今日の箇所から、わたしたちも、その時々で与えられている使命、役割、生きる意味があることを覚えたいと思います。
人は、生まれるとき、死ぬ時を自ら選ぶこと、決めることはできません。命は神の御手の内にあります。そして、今、命が与えられ生かされているなら、神から託されている役割、使命があるのです。
逆に、この地上での役割がすべて終わったなら、神は、わたしの命をみもとに召してくださいます。
ですから、私たちは、生きているなら、生かされているなら、それがどのような状況であったとしても、その中で自分に与えられている役割を見つけ、果たす努力をすべきです。

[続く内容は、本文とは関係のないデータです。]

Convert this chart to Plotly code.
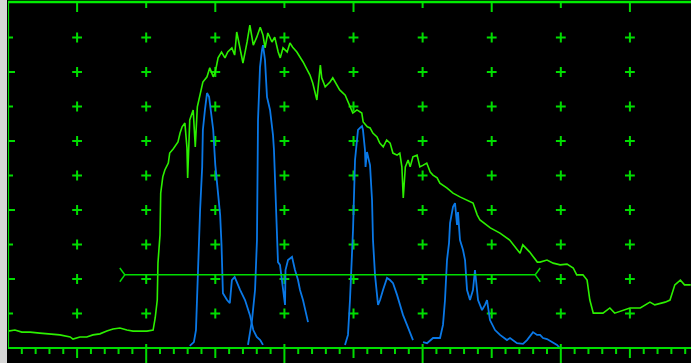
import plotly.graph_objects as go

# Screen units: x = % of full screen width (10 per division), y = % amplitude
X_MAX = 98.84

# Echo envelope (peak memory) trace
env_x = [0, 1.0, 2.0, 3.2, 4.6, 6.1, 7.5, 9.0, 9.4, 10.4, 11.4, 12.3, 13.3, 14.3, 15.2, 16.2,
         17.2, 18.1, 19.1, 20.1, 21.0, 21.3, 21.6, 21.7, 22.0, 22.1, 22.4, 22.7, 23.2, 23.4,
         23.9, 24.3, 24.6, 24.9, 25.2, 25.6, 25.9, 26.0, 26.3, 26.8, 27.1, 27.4, 27.8, 28.2,
         28.8, 29.2, 29.7, 30.0, 30.4, 30.9, 31.4, 31.8, 32.4, 32.8, 33.1, 33.6, 34.0, 34.6,
         35.0, 35.5, 36.0, 36.5, 36.9, 37.2, 37.6, 38.2, 38.6, 39.1, 39.4, 39.8, 40.4, 40.8,
         41.2, 41.8, 42.3, 42.7, 43.3, 43.7, 44.1, 44.7, 45.2, 45.4, 45.9, 46.6, 47.0, 48.0,
         48.8, 49.5, 49.9, 50.5, 51.2, 51.4, 52.0, 52.4, 52.8, 53.4, 53.8, 54.3, 54.8, 55.3,
         55.7, 56.3, 56.7, 57.0, 57.2, 57.5, 57.9, 58.2, 58.6, 59.2, 59.6, 60.1, 60.6, 61.1,
         61.5, 62.1, 62.5, 63.5, 64.4, 65.4, 66.4, 67.3, 67.9, 68.3, 69.8, 71.2, 72.6, 73.4,
         74.1, 74.5, 75.5, 76.6, 77.0, 78.0, 78.9, 79.9, 80.9, 81.8, 82.3, 83.2, 83.8, 84.2,
         84.7, 86.1, 87.1, 87.8, 89.3, 90.0, 91.5, 92.9, 93.6, 95.1, 95.8, 96.5, 97.3, 97.9, 98.8]
env_y = [4.9, 5.2, 4.6, 4.6, 4.3, 4.1, 3.8, 3.2, 2.6, 3.2, 3.2, 3.8, 4.1, 4.9, 5.5, 5.8,
         5.2, 4.9, 4.9, 4.9, 5.2, 8.7, 13.9, 24.6, 32.8, 44.9, 49.6, 51.6, 53.6, 56.5,
         57.7, 58.8, 59.7, 62.3, 64.1, 65.2, 58.0, 49.3, 66.1, 69.0, 58.3, 69.9, 73.3, 77.1,
         78.6, 81.2, 78.6, 80.0, 84.1, 85.8, 84.1, 85.8, 87.0, 84.9, 91.6, 87.0, 82.6, 88.7,
         93.6, 87.8, 90.1, 93.0, 90.7, 87.0, 91.3, 88.7, 90.1, 85.8, 84.1, 87.0, 85.8, 88.4,
         87.2, 85.8, 84.3, 82.9, 80.6, 79.1, 76.8, 71.9, 82.0, 78.3, 75.7, 77.1, 78.3, 74.8,
         73.3, 69.9, 68.1, 69.0, 68.1, 65.5, 64.1, 63.8, 62.3, 61.2, 59.4, 58.3, 60.3, 59.4,
         56.5, 55.9, 56.5, 52.5, 43.5, 52.5, 54.5, 52.5, 55.4, 55.9, 52.5, 53.0, 53.6, 51.0,
         50.1, 49.3, 47.8, 46.4, 44.9, 43.8, 42.9, 42.0, 38.6, 37.1, 34.8, 33.3, 31.3, 29.3,
         27.5, 29.9, 27.8, 24.9, 24.9, 25.5, 24.6, 24.1, 24.3, 23.2, 21.2, 21.2, 19.7, 13.9,
         10.1, 10.1, 11.6, 10.1, 11.0, 11.6, 11.6, 13.3, 12.5, 13.3, 13.9, 18.3, 19.7, 18.3, 18.3]

# Live A-scan echoes (separate segments)
echo1_x = [26.3, 26.9, 27.2, 27.5, 27.8, 28.1, 28.2, 28.5, 28.8, 29.1, 29.2, 29.5, 29.7, 30.0,
           30.4, 30.7, 30.9, 31.0, 31.1, 31.7, 32.1, 32.4, 32.8, 33.6, 34.3, 35.0, 35.5, 36.0,
           36.5, 36.9]
echo1_y = [0.6, 1.7, 5.2, 24.9, 40.0, 52.5, 63.2, 69.0, 73.9, 72.8, 71.0, 66.1, 63.2, 53.0,
           45.8, 38.6, 29.9, 20.9, 15.9, 13.9, 13.0, 19.7, 20.6, 16.8, 13.9, 9.6, 5.2, 3.2,
           2.3, 0.9]
echo2_x = [34.73, 35.0, 35.31, 35.75, 36.03, 36.18, 36.47, 36.76, 36.9, 37.19, 37.34, 37.48,
           37.92, 38.21, 38.35, 38.49, 38.78, 38.93, 39.07, 39.36, 39.8, 40.09, 40.16, 40.52,
           41.1, 41.53, 41.97, 42.26, 42.69, 43.27, 43.42]
echo2_y = [0.9, 3.8, 8.1, 16.8, 31.3, 66.1, 81.4, 86.4, 87.8, 83.5, 78.6, 72.8, 69.0, 64.6,
           61.7, 57.4, 42.9, 31.3, 24.9, 24.1, 16.8, 12.5, 22.6, 25.5, 26.4, 22.6, 19.7, 16.8,
           13.9, 8.7, 7.5]
echo3_x = [48.77, 49.2, 49.49, 49.78, 49.93, 50.22, 50.51, 50.65, 50.94, 51.23, 51.37, 51.66,
           51.74, 51.95, 52.39, 52.68, 52.82, 53.11, 53.55, 53.84, 54.27, 54.85, 55.28, 55.72,
           56.3, 56.73, 57.16, 57.74, 58.18, 58.61]
echo3_y = [0.9, 3.8, 13.9, 25.5, 34.2, 54.5, 59.4, 63.2, 63.8, 64.3, 63.2, 57.4, 52.5, 56.8,
           53.0, 42.9, 31.3, 21.2, 12.5, 13.9, 16.8, 20.3, 19.7, 18.8, 15.4, 12.5, 9.6, 6.7,
           4.3, 2.3]
echo4_x = [60.06, 60.64, 61.51, 62.52, 62.95, 63.24, 63.53, 63.82, 63.97, 64.4, 64.69, 64.98,
           65.12, 65.41, 65.85, 66.14, 66.43, 66.86, 67.29, 67.58, 68.02, 68.6, 69.03, 69.32,
           69.75, 70.48, 71.2, 71.64, 72.21, 72.65, 73.66, 74.53, 75.11, 75.98, 76.56, 77.0,
           77.42, 78.0, 78.87, 79.45, 79.88]
echo4_y = [1.7, 1.4, 2.9, 2.9, 6.7, 13.9, 25.5, 30.4, 36.2, 40.9, 42.0, 35.7, 39.4, 31.3,
           28.4, 25.5, 16.8, 13.9, 16.8, 22.6, 13.9, 11.0, 12.5, 13.9, 8.1, 5.2, 3.8, 3.2, 2.3,
           2.9, 1.4, 1.2, 2.3, 4.6, 3.8, 3.8, 2.9, 2.6, 1.7, 0.9, 0.0]

# Gate A
gate_start = 16.9
gate_end = 76.3
gate_level = 21.2

GRID = "#00dd00"
ENV = "#2cf000"
ECHO = "#0a78e6"

fig = go.Figure()

# graticule crosses
gx, gy = [], []
for i in range(1, 10):
    for j in range(1, 10):
        gx.append(i * 10)
        gy.append(j * 10)
fig.add_trace(go.Scatter(x=gx, y=gy, mode="markers",
                         marker=dict(symbol="cross-thin", size=7,
                                     line=dict(color=GRID, width=2)),
                         hoverinfo="skip"))

fig.add_trace(go.Scatter(x=env_x, y=env_y, mode="lines",
                         line=dict(color=ENV, width=1.6), hoverinfo="skip"))

ex, ey = [], []
for sx, sy in [(echo1_x, echo1_y), (echo2_x, echo2_y), (echo3_x, echo3_y), (echo4_x, echo4_y)]:
    ex += sx + [None]
    ey += sy + [None]
fig.add_trace(go.Scatter(x=ex, y=ey, mode="lines", connectgaps=False,
                         line=dict(color=ECHO, width=1.8), hoverinfo="skip"))

# gate bar with chevron ends
aw, ah = 0.72, 2.0
gxs = [gate_start - aw, gate_start, gate_start - aw, None,
       gate_start, gate_end, None,
       gate_end + aw, gate_end, gate_end + aw]
gys = [gate_level + ah, gate_level, gate_level - ah, None,
       gate_level, gate_level, None,
       gate_level + ah, gate_level, gate_level - ah]
fig.add_trace(go.Scatter(x=gxs, y=gys, mode="lines",
                         line=dict(color=GRID, width=1.5), hoverinfo="skip"))

shapes = []
# grey strip at left edge
shapes.append(dict(type="rect", xref="paper", yref="paper",
                   x0=-8 / 683, x1=-1 / 683, y0=-0.06, y1=1.02,
                   fillcolor="#d6d6d6", line=dict(width=0), layer="above"))
# frame: top, left, baseline
shapes.append(dict(type="line", xref="paper", yref="paper", ysizemode="pixel", yanchor=1,
                   x0=0, x1=1.01, y0=1, y1=1, line=dict(color="#00ee00", width=2.5)))
shapes.append(dict(type="line", xref="x", yref="paper", x0=0, x1=0, y0=0, y1=1.0,
                   line=dict(color=GRID, width=2.2)))
shapes.append(dict(type="line", xref="paper", yref="paper", x0=0, x1=1.01, y0=0, y1=0,
                   line=dict(color=GRID, width=2)))

# bottom scale ticks
for k in range(1, 50):
    xv = k * 2
    if xv % 10 == 0:
        if (xv // 10) % 2 == 1:
            p0, p1 = 1, -10
        else:
            p0, p1 = 4, -15
    else:
        p0, p1 = 0, -6
    shapes.append(dict(type="line", xref="x", yref="paper", ysizemode="pixel", yanchor=0,
                       x0=xv, x1=xv, y0=p0, y1=p1, line=dict(color=GRID, width=2)))

# top scale ticks
for i in range(1, 10):
    length = -9 if i % 2 == 1 else -5
    shapes.append(dict(type="line", xref="x", yref="paper", ysizemode="pixel", yanchor=1,
                       x0=i * 10, x1=i * 10, y0=0, y1=length, line=dict(color=GRID, width=2)))

# left scale ticks
for j in range(1, 10):
    length = 7 if j % 2 == 0 else 5
    shapes.append(dict(type="line", xref="paper", yref="y", xsizemode="pixel", xanchor=0,
                       x0=0, x1=length, y0=j * 10, y1=j * 10, line=dict(color=GRID, width=2)))

fig.update_layout(
    width=691, height=363,
    margin=dict(l=8, r=0, t=3, b=15, pad=0),
    paper_bgcolor="black", plot_bgcolor="black",
    showlegend=False,
    xaxis=dict(range=[0, X_MAX], visible=False, fixedrange=True),
    yaxis=dict(range=[0, 100], visible=False, fixedrange=True),
    shapes=shapes,
    hovermode=False,
)

fig.write_html("out.html", config={"displayModeBar": False})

しかし、置かれている状況が厳しいと、それが見えなかったり、そんなこと忘れてしまうということもあるでしょう。では、どうしたら、神の御手の中で生かされていることを覚え、与えられている役割を果たす努力を続けることができるでしょうか?
そのために大切なことが二つあります。ひとつはイエス様から目を離さないこと。もう一つは、祈りで支えあうことです。
大会時報(No240 2022年8月15日発行)に掲載された、泥谷逸郎牧師の追悼文(週報裏面にも掲載)をお読みください。
そして、私たちも、イエス様を見上げつつ、祈りによって支え合いながら、天国までの道を共に歩んでまいりましょう。